Em 20/11/2013 01:30, Jeff Janes
escreveu:
On Tuesday, November 19, 2013, Edson Richter wrote:
Em 19/11/2013 22:29, Jeff Janes escreveu:
Hum... I agree about the tecnology (SSD x HDD, etc) - but may
be I misunderstood, but I have read that to keep always safe
data, I must use fsync, and as result every transaction must
wait for data to be written in disk before returning as
success.
A transaction must wait for the *xlog* to fsynced to "disk",
but non-volatile write cache counts as disk. It does not need
to wait for the ordinary data files to be fsynced. Checkpoints
do need to wait for the ordinary data files to be fsynced, but
the checkpoint process is a background process and it can wait
for that without impeding user processes.

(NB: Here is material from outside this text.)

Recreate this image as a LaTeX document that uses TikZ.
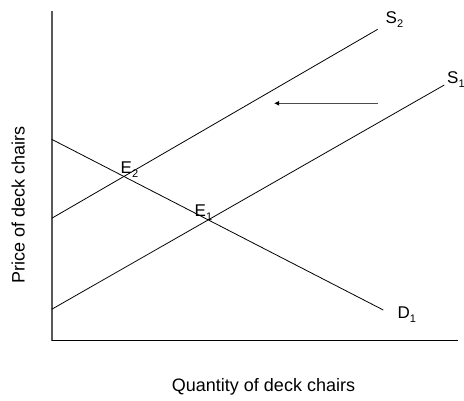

If the checkpointer falls far enough behind, then things do
start to fall apart, but I think that this is true of any
system. So you can't just get get a BBU for the xlog and ignore
all other IO entirely--eventually the other data does need to
reach disk, and if it gets dirtied faster than it gets cleaned
for a prolonged period then things will freeze up.
By using the approach
I've described you will have fsync (and data will be 100%
safe), but transaction is considered success once written in
the transaction log that is pure sequencial (and even
pre-allocated space, without need to ask OS for new files or
new space) - and also no need to wait for slow operations to
write data in data pages.
Am I wrong?
No user-facing process needs to wait for the data pages to
fsync, unless things have really gotten fouled up.
Cheers,
Jeff
Ok, I still have one doubt (I'm learning a lot, tkx!):
What happens, then, if data has been commited (so it is in xlog),
but it is not in data pages yet, and it doesn't fit in memory
buffers anymore: how would PostgreSQL query data without having to
wait for checkpoint happend and data be available in data pages?